Batiste lleva más tiempo dentro de la panadería que fuera. Pronto dejó de jugar en la plaza del pueblo, a pocos metros del local, para comenzar a hacer horas extra. «Empecé a los 14 y hasta ahora, que tengo 42». La panadería abre desde bien pronto, pero a la hora de la comida ya casi no tiene actividad en su trastienda.
Varias tardes, como la de aquel fatídico martes, Batiste se quedó allí adelantando trabajo. «Estaba haciendo panetones y me tocaron a la puerta para decirme que quitara el coche, que venía la riada. Lo tenía aparcado junto al barranco y me lo traje aquí delante del horno», recuerda. Volvió entonces a los panetones, pero, de nuevo, otra advertencia, esta vez en forma de repiques. Era Joaquín Civera, párroco de la iglesia de Nuestra Señora de Montserrat, que trataba de avisar a sus vecinos con un método casi ancestral. «Las personas mayores nos decían que tocaban las campanas como en la riada de 1957. Era para avisar a la gente. Nos llegó antes el aviso de las campanas que la alerta del Gobierno», lamenta Batiste, que volvió a entrar en su panadería y trató de hacerle una videollamada a su socio y primo Vicente. El encuentro digital duró apenas 20 minutos. Tiempo suficiente para que el agua pasara de los tobillos de Batiste a casi la cintura.

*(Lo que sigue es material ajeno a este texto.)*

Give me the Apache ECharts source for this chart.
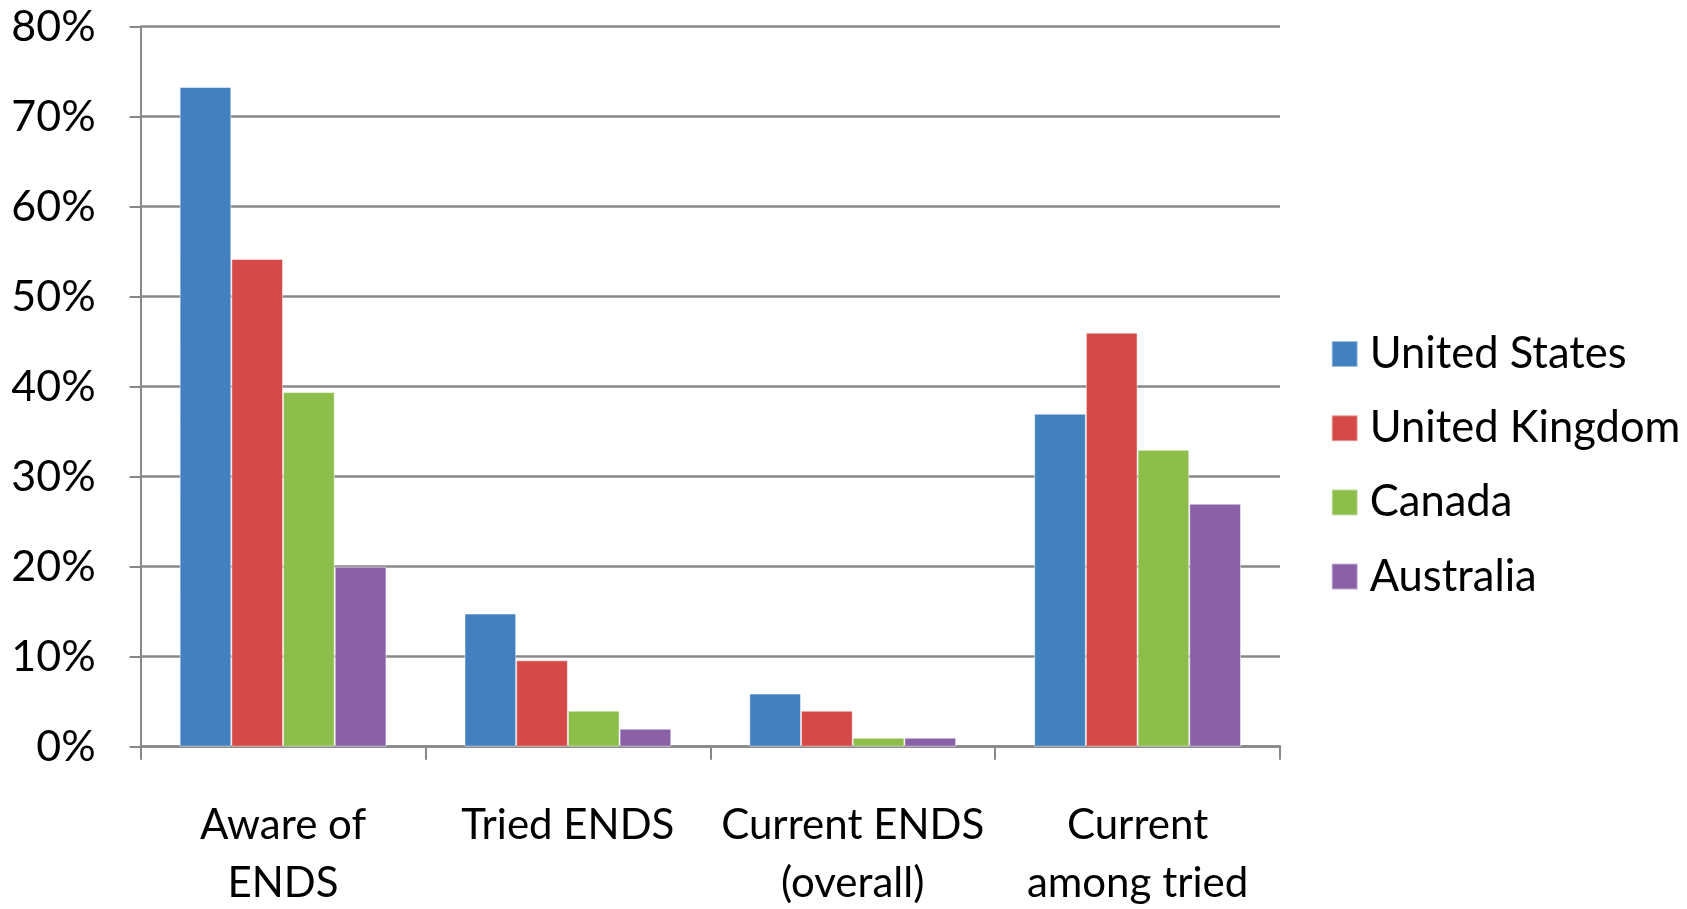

No le quedaba otra que irse. «Agarrado a las ventanas pude llegar a casa de mi madre, que vive en la calle de atrás. A ella no le había entrado agua, pero cuando abrí la puerta, la riada acabó reventándola», rememora con amargura. Por suerte, como ocurre en muchas casas de pueblo de la zona, la madre de Batiste contaba con un primer piso donde pudieron pasar la noche a salvo. Aunque él no durmió apenas. Tampoco lo hicieron miles y miles de valencianos en una noche realmente angustiosa. No eran ni las siete de la mañana y no aguantaba más. Entró de nuevo al horno; todo era un desastre. «Todo destruido; todo inservible».
Empezó su particular remontada hasta que lograron abrir de nuevo, justo cinco meses después de la tragedia. Muchos les dieron ánimos, desde unos voluntarios madrileños que el mismo miércoles ya se presentaron allí, hasta los muchos clientes de la panadería. «Ellos también han ido pasando de generación en generación». Con esfuerzo, trabajo y mucha ayuda, la vuelta se hizo más llevadera.
Unas baldosas únicas
Los emblemáticos azulejos de la entrada están ahora solo en el interior. Un artista valenciano es el autor de los nuevos, con sus detalles en el tradicional azul y blanco con toques amarillos. A la izquierda de la puerta de acceso, un recuerdo en unas pocas baldosas: «Hasta aquí llegó la riada. 29 de octubre del 2024». Al frente, un mostrador de estilo clásico, pero reluciente. Que también huele a historia, aunque no a la del Baixauli, sino a la del horno mallorquín Sa Soca. Antes de Navidad, Batiste y su familia fueron hasta Baleares para despejarse y volver a conectar con su profesión.
Del particular Erasmus panadero, Batiste intercambió recetas con sus nuevos amigos. «Pensaba que sabía hacer ensaimadas. ¡Qué va! No tenía ni idea». Él también les enseñó algunos trucos, pero se guarda a cal y canto el secreto de sus pasteles de boniato. «Nunca se ha hablado de la receta fuera del horno», reconoce, con el orgullo de tener una herencia singular. Un legado que, pese a los estragos de la dana, sigue vivo con una nueva generación.